Neugierig nahm Andrea Gerk selbst an einer „Weiterbildung Poesie- und Bibliotherapie“ der »Europäischen Akademie für bio-psycho-soziale Gesundheit und Kreativitätstherapie EAG« bei Hückeswagen ( https://www.eag-fpi.com/ ) teil und ließ sich – trotz ihrer persönlichen Selbsterfahrungsunwilligkeit – von der „Schlichtheit und Effizienz der Methode“ überzeugen. An der EAG wird die Integrative Poesie- und Bibliotherapie gelehrt, die auf Prof. Dr. Hilarion Petzold, Johanna Sieper und Ilse Orth zurückgeht. Ausführliche Informationen finden Sie unter nachfolgendem Link: https://www.eag-fpi.com/methodenkompetenz/

Eine spezielle Art der Bibliotherapie wird im brasilianischen Hochsicherheitsgefängnis Catanduras unter der Überschrift „Erlösung durch Lesen“ angeboten. Dort verkürzt jedes gelesene Buch die Haftzeit um vier Tage. Es gibt ein Buch pro Monat und die Häftlinge müssen anschließend „in Gesprächen und in Form eines Aufsatzes nachweisen, dass sie sich wirklich mit der Materie auseinandergesetzt und verstanden haben, worum es in dem Text geht.“  (Seite 241)

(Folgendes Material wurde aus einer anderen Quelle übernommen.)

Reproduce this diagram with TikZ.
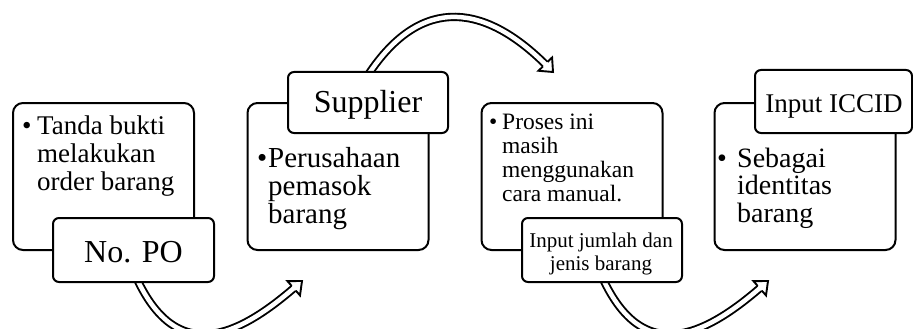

„Lesen als Medizin“ ist außerdem eine wahre Fundgrube für endlose Folgelektüren, denn kurze handschriftliche Lieblingsbuchlisten der für das vorliegende Buch befragten Leseexperten und Schriftsteller runden jedes Kapitel ab, und Andrea Gerk streut auch gerne häufig und lebhaft ihre persönlichen Leseerlebnisse und Buchempfehlungen ein.

Dieses kluge, interessante sowie begeistert-begeisternde Buch wirkt in hohem Maße leseansteckend. Eine unheilbare Nebenwirkung wird wahrscheinlich chronisch-exorbitanter Bücherkonsum sein …

„Lesen als Medizin“ gibt es übrigens auch in elektronischer Darreichungsform: Dem gedruckten Buch ist ein Code für das einmalige Herunterladen des Textes als E-Buch beigefügt.

Zum Abschluß nun eine praktische bibliotherapeutische Übung:
„Wenn Sie nur noch drei Monate zu leben hätten, was würden Sie in dieser Zeit lesen? Erstellen Sie eine letzte Leseliste!“ (Seite 307)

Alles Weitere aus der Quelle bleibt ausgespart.